:: TO DO ::
Drop the pictures, then extract the listing word for word.

:: DATA ::

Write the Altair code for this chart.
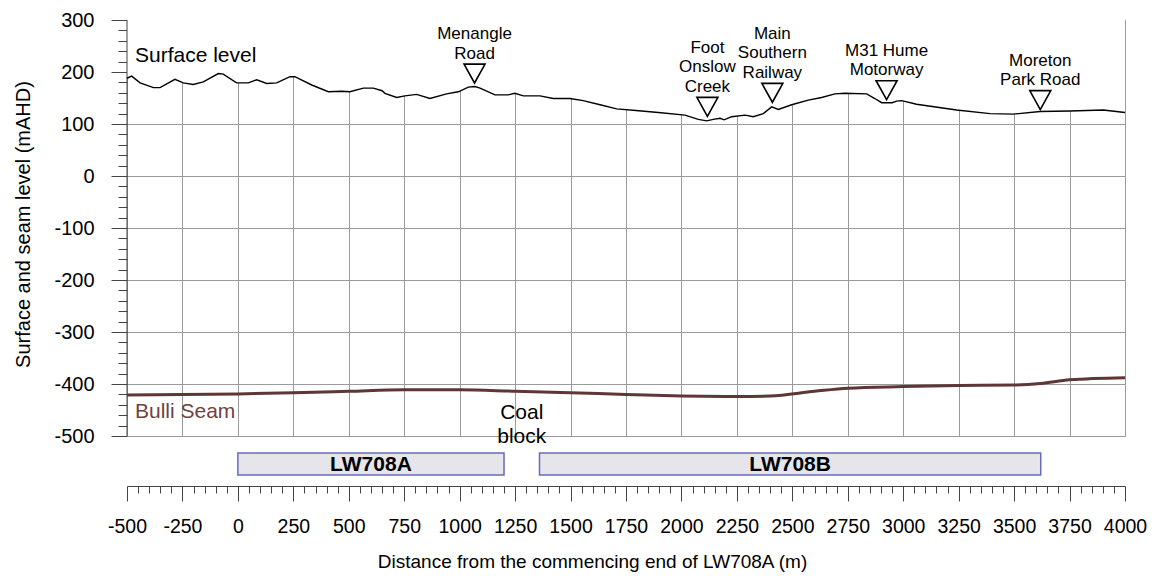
import altair as alt
import pandas as pd

# Ground surface along the section line: distance (m) and level (mAHD)
surface_dist = [-500, -479, -441, -381, -351, -284, -246, -201, -156, -88, -66, -6, 47, 85,
                130, 175, 235, 257, 333, 408, 468, 505, 566, 611, 650, 663, 716, 753, 806,
                866, 941, 994, 1039, 1069, 1092, 1159, 1219, 1249, 1287, 1362, 1422, 1497,
                1557, 1633, 1708, 1795, 1896, 2016, 2076, 2114, 2144, 2174, 2193, 2226, 2287,
                2324, 2369, 2407, 2437, 2497, 2572, 2632, 2692, 2737, 2835, 2872, 2903, 2950,
                2970, 2993, 3060, 3241, 3391, 3496, 3617, 3752, 3902, 4000]
surface_level = [188, 192, 179, 170, 170, 186, 179, 176, 181, 197, 196, 179, 179, 185,
                 178, 179, 191, 191, 175, 162, 163, 162, 169, 169, 164, 159, 151, 154, 157,
                 149, 158, 162, 171, 172, 169, 156, 156, 159, 154, 154, 149, 149,
                 145, 137, 129, 126, 122, 117, 109, 106, 109, 111, 108, 114, 117,
                 114, 120, 133, 128, 137, 146, 151, 158, 159, 158, 149, 141, 141,
                 144, 145, 138, 127, 120, 119, 124, 125, 127, 122]

# Bulli Seam floor level
seam_dist = [-500, 0, 250, 500, 750, 1000, 1250, 1500, 1750, 2000, 2250, 2400, 2600, 2750,
             3000, 3250, 3500, 3620, 3750, 4000]
seam_level = [-421, -419, -417, -414, -411, -411, -414, -417, -420, -423, -424, -423, -414,
              -408, -405, -403, -402, -399, -392, -388]

# Surface features marked along the profile
feature_names = ["Menangle\nRoad", "Foot\nOnslow\nCreek", "Main\nSouthern\nRailway",
                 "M31 Hume\nMotorway", "Moreton\nPark Road"]
feature_dist = [1067, 2117, 2410, 2925, 3618]
feature_level = [197, 133, 160, 165, 146]

# Longwall panels
panel_names = ["LW708A", "LW708B"]
panel_start = [0, 1360]
panel_end = [1200, 3620]

x_ticks = list(range(-500, 4001, 50))
y_ticks = list(range(-500, 301, 20))

FONT = "Liberation Sans"
W, H = 998, 416
LINE_H = 19.5

surface = pd.DataFrame({"dist": surface_dist, "level": surface_level})
seam = pd.DataFrame({"dist": seam_dist, "level": seam_level})
features = pd.DataFrame({
    "dist": feature_dist, "level": feature_level, "name": feature_names,
    "lines": [n.count("\n") + 1 for n in feature_names],
})
panels = pd.DataFrame({"name": panel_names, "start": panel_start, "end": panel_end})

x_scale = alt.Scale(domain=[-500, 4000], nice=False, zero=False)
y_scale = alt.Scale(domain=[-500, 300], nice=False, zero=False)

x_axis = alt.Axis(
    values=x_ticks, offset=50, domain=True, domainColor="#444", tickColor="#444",
    tickSize={"condition": {"test": "datum.value % 250 === 0", "value": 15}, "value": 7},
    labelExpr="datum.value % 250 === 0 ? '' + datum.value : ''",
    labelOverlap=False, labelFlush=False, labelBound=False,
    labelFontSize=19.5, labelFont=FONT, labelColor="black", labelPadding=16,
    grid=True, gridColor="#9a9a9a", gridWidth=1,
    gridOpacity={"condition": {"test": "datum.value % 250 === 0", "value": 1}, "value": 0},
    title="Distance from the commencing end of LW708A (m)", titleFont=FONT, titleFontSize=19,
    titleFontWeight="normal", titleColor="black", titlePadding=17, titleX=465,
    titleAlign="center",
)
y_axis = alt.Axis(
    values=y_ticks, domain=False, tickColor="#444",
    tickSize={"condition": {"test": "datum.value % 100 === 0", "value": 16}, "value": 9},
    labelExpr="datum.value % 100 === 0 ? '' + datum.value : ''",
    labelOverlap=False, labelFlush=False, labelBound=False,
    labelFontSize=20, labelFont=FONT, labelColor="black", labelPadding=17,
    grid=True, gridColor="#9a9a9a", gridWidth=1,
    gridOpacity={"condition": {"test": "datum.value % 100 === 0", "value": 1}, "value": 0},
    title="Surface and seam level (mAHD)", titleFont=FONT, titleFontSize=20,
    titleFontWeight="normal", titleColor="black",
    titleX=-104, titleY=204, titleAlign="center", titleBaseline="middle", titleAngle=270,
)

X = alt.X("dist:Q", scale=x_scale, axis=x_axis)
Y = alt.Y("level:Q", scale=y_scale, axis=y_axis)

# white sky above the ground hides the grid there
sky = alt.Chart(surface).mark_area(color="white", opacity=1, interpolate="linear").encode(
    x=X, y=Y, y2=alt.datum(300)
)

left_edge = alt.Chart(pd.DataFrame({"dist": [-500], "level": [-500], "top": [300]})).mark_rule(
    color="#444", strokeWidth=1
).encode(x=X, y=Y, y2="top:Q")

ground = alt.Chart(surface).mark_line(color="black", strokeWidth=1.4).encode(x=X, y=Y)
seam_line = alt.Chart(seam).mark_line(
    color="#5e3636", strokeWidth=3, interpolate="monotone"
).encode(x=X, y=Y)

markers = alt.Chart(features).mark_point(
    shape="M-1,-0.9L1,-0.9L0,0.9Z", size=441, filled=False, color="black", strokeWidth=1.6,
    opacity=1,
).encode(x=X, y=Y)


def feature_text(n_lines):
    # stacked names sit above their marker, last line just clear of the triangle
    return alt.Chart(features).transform_filter(f"datum.lines === {n_lines}").mark_text(
        lineBreak="\n", baseline="bottom", align="center",
        dy=-11 - (n_lines - 1) * LINE_H, fontSize=17, lineHeight=LINE_H,
        font=FONT, color="black",
    ).encode(x=X, y=Y, text="name:N")


# free-standing labels: left-aligned series names and the centred coal block note
side_labels = pd.DataFrame({
    "dist": [-464, -464],
    "level": [230, -453],
    "text": ["Surface level", "Bulli Seam"],
    "colour": ["black", "#70423f"],
})
side_text = alt.Chart(side_labels).mark_text(
    baseline="middle", align="left", fontSize=21, font=FONT,
).encode(x=X, y=Y, text="text:N", color=alt.Color("colour:N", scale=None))

block_label = pd.DataFrame({"dist": [1280], "level": [-456], "text": ["Coal\nblock"]})
block_text = alt.Chart(block_label).mark_text(
    lineBreak="\n", baseline="middle", align="center", fontSize=21, lineHeight=23.5,
    font=FONT, color="black",
).encode(x=X, y=Y, text="text:N")

panel_rects = alt.Chart(panels).mark_rect(
    fill="#e6e6ea", stroke="#6a6abb", strokeWidth=1.5
).encode(
    x=alt.X("start:Q", scale=x_scale, axis=x_axis), x2="end:Q",
    y=alt.value(H + 17), y2=alt.value(H + 39),
)
panel_text = alt.Chart(panels).transform_calculate(
    mid="(datum.start + datum.end) / 2"
).mark_text(fontSize=21, fontWeight="bold", font=FONT, color="black", baseline="middle").encode(
    x=alt.X("mid:Q", scale=x_scale, axis=x_axis), y=alt.value(H + 29), text="name:N"
)

chart = alt.layer(
    sky, left_edge, ground, seam_line, markers, feature_text(2), feature_text(3),
    side_text, block_text, panel_rects, panel_text
).properties(
    width=W, height=H,
    autosize=alt.AutoSizeParams(type="none"),
    padding={"left": 127, "top": 20, "right": 29, "bottom": 140},
).configure_view(stroke=None).configure(background="white")

chart.save("out.html", embed_options={"renderer": "svg", "actions": False})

:: TASK RESPONSE ::
Write the Altair code for this chart.
import altair as alt
import pandas as pd

# Ground surface along the section line: distance (m) and level (mAHD)
surface_dist = [-500, -479, -441, -381, -351, -284, -246, -201, -156, -88, -66, -6, 47, 85,
                130, 175, 235, 257, 333, 408, 468, 505, 566, 611, 650, 663, 716, 753, 806,
                866, 941, 994, 1039, 1069, 1092, 1159, 1219, 1249, 1287, 1362, 1422, 1497,
                1557, 1633, 1708, 1795, 1896, 2016, 2076, 2114, 2144, 2174, 2193, 2226, 2287,
                2324, 2369, 2407, 2437, 2497, 2572, 2632, 2692, 2737, 2835, 2872, 2903, 2950,
                2970, 2993, 3060, 3241, 3391, 3496, 3617, 3752, 3902, 4000]
surface_level = [188, 192, 179, 170, 170, 186, 179, 176, 181, 197, 196, 179, 179, 185,
                 178, 179, 191, 191, 175, 162, 163, 162, 169, 169, 164, 159, 151, 154, 157,
                 149, 158, 162, 171, 172, 169, 156, 156, 159, 154, 154, 149, 149,
                 145, 137, 129, 126, 122, 117, 109, 106, 109, 111, 108, 114, 117,
                 114, 120, 133, 128, 137, 146, 151, 158, 159, 158, 149, 141, 141,
                 144, 145, 138, 127, 120, 119, 124, 125, 127, 122]

# Bulli Seam floor level
seam_dist = [-500, 0, 250, 500, 750, 1000, 1250, 1500, 1750, 2000, 2250, 2400, 2600, 2750,
             3000, 3250, 3500, 3620, 3750, 4000]
seam_level = [-421, -419, -417, -414, -411, -411, -414, -417, -420, -423, -424, -423, -414,
              -408, -405, -403, -402, -399, -392, -388]

# Surface features marked along the profile
feature_names = ["Menangle\nRoad", "Foot\nOnslow\nCreek", "Main\nSouthern\nRailway",
                 "M31 Hume\nMotorway", "Moreton\nPark Road"]
feature_dist = [1067, 2117, 2410, 2925, 3618]
feature_level = [197, 133, 160, 165, 146]

# Longwall panels
panel_names = ["LW708A", "LW708B"]
panel_start = [0, 1360]
panel_end = [1200, 3620]

x_ticks = list(range(-500, 4001, 50))
y_ticks = list(range(-500, 301, 20))

FONT = "Liberation Sans"
W, H = 998, 416
LINE_H = 19.5

surface = pd.DataFrame({"dist": surface_dist, "level": surface_level})
seam = pd.DataFrame({"dist": seam_dist, "level": seam_level})
features = pd.DataFrame({
    "dist": feature_dist, "level": feature_level, "name": feature_names,
    "lines": [n.count("\n") + 1 for n in feature_names],
})
panels = pd.DataFrame({"name": panel_names, "start": panel_start, "end": panel_end})

x_scale = alt.Scale(domain=[-500, 4000], nice=False, zero=False)
y_scale = alt.Scale(domain=[-500, 300], nice=False, zero=False)

x_axis = alt.Axis(
    values=x_ticks, offset=50, domain=True, domainColor="#444", tickColor="#444",
    tickSize={"condition": {"test": "datum.value % 250 === 0", "value": 15}, "value": 7},
    labelExpr="datum.value % 250 === 0 ? '' + datum.value : ''",
    labelOverlap=False, labelFlush=False, labelBound=False,
    labelFontSize=19.5, labelFont=FONT, labelColor="black", labelPadding=16,
    grid=True, gridColor="#9a9a9a", gridWidth=1,
    gridOpacity={"condition": {"test": "datum.value % 250 === 0", "value": 1}, "value": 0},
    title="Distance from the commencing end of LW708A (m)", titleFont=FONT, titleFontSize=19,
    titleFontWeight="normal", titleColor="black", titlePadding=17, titleX=465,
    titleAlign="center",
)
y_axis = alt.Axis(
    values=y_ticks, domain=False, tickColor="#444",
    tickSize={"condition": {"test": "datum.value % 100 === 0", "value": 16}, "value": 9},
    labelExpr="datum.value % 100 === 0 ? '' + datum.value : ''",
    labelOverlap=False, labelFlush=False, labelBound=False,
    labelFontSize=20, labelFont=FONT, labelColor="black", labelPadding=17,
    grid=True, gridColor="#9a9a9a", gridWidth=1,
    gridOpacity={"condition": {"test": "datum.value % 100 === 0", "value": 1}, "value": 0},
    title="Surface and seam level (mAHD)", titleFont=FONT, titleFontSize=20,
    titleFontWeight="normal", titleColor="black",
    titleX=-104, titleY=204, titleAlign="center", titleBaseline="middle", titleAngle=270,
)

X = alt.X("dist:Q", scale=x_scale, axis=x_axis)
Y = alt.Y("level:Q", scale=y_scale, axis=y_axis)

# white sky above the ground hides the grid there
sky = alt.Chart(surface).mark_area(color="white", opacity=1, interpolate="linear").encode(
    x=X, y=Y, y2=alt.datum(300)
)

left_edge = alt.Chart(pd.DataFrame({"dist": [-500], "level": [-500], "top": [300]})).mark_rule(
    color="#444", strokeWidth=1
).encode(x=X, y=Y, y2="top:Q")

ground = alt.Chart(surface).mark_line(color="black", strokeWidth=1.4).encode(x=X, y=Y)
seam_line = alt.Chart(seam).mark_line(
    color="#5e3636", strokeWidth=3, interpolate="monotone"
).encode(x=X, y=Y)

markers = alt.Chart(features).mark_point(
    shape="M-1,-0.9L1,-0.9L0,0.9Z", size=441, filled=False, color="black", strokeWidth=1.6,
    opacity=1,
).encode(x=X, y=Y)


def feature_text(n_lines):
    # stacked names sit above their marker, last line just clear of the triangle
    return alt.Chart(features).transform_filter(f"datum.lines === {n_lines}").mark_text(
        lineBreak="\n", baseline="bottom", align="center",
        dy=-11 - (n_lines - 1) * LINE_H, fontSize=17, lineHeight=LINE_H,
        font=FONT, color="black",
    ).encode(x=X, y=Y, text="name:N")


# free-standing labels: left-aligned series names and the centred coal block note
side_labels = pd.DataFrame({
    "dist": [-464, -464],
    "level": [230, -453],
    "text": ["Surface level", "Bulli Seam"],
    "colour": ["black", "#70423f"],
})
side_text = alt.Chart(side_labels).mark_text(
    baseline="middle", align="left", fontSize=21, font=FONT,
).encode(x=X, y=Y, text="text:N", color=alt.Color("colour:N", scale=None))

block_label = pd.DataFrame({"dist": [1280], "level": [-456], "text": ["Coal\nblock"]})
block_text = alt.Chart(block_label).mark_text(
    lineBreak="\n", baseline="middle", align="center", fontSize=21, lineHeight=23.5,
    font=FONT, color="black",
).encode(x=X, y=Y, text="text:N")

panel_rects = alt.Chart(panels).mark_rect(
    fill="#e6e6ea", stroke="#6a6abb", strokeWidth=1.5
).encode(
    x=alt.X("start:Q", scale=x_scale, axis=x_axis), x2="end:Q",
    y=alt.value(H + 17), y2=alt.value(H + 39),
)
panel_text = alt.Chart(panels).transform_calculate(
    mid="(datum.start + datum.end) / 2"
).mark_text(fontSize=21, fontWeight="bold", font=FONT, color="black", baseline="middle").encode(
    x=alt.X("mid:Q", scale=x_scale, axis=x_axis), y=alt.value(H + 29), text="name:N"
)

chart = alt.layer(
    sky, left_edge, ground, seam_line, markers, feature_text(2), feature_text(3),
    side_text, block_text, panel_rects, panel_text
).properties(
    width=W, height=H,
    autosize=alt.AutoSizeParams(type="none"),
    padding={"left": 127, "top": 20, "right": 29, "bottom": 140},
).configure_view(stroke=None).configure(background="white")

chart.save("out.html", embed_options={"renderer": "svg", "actions": False})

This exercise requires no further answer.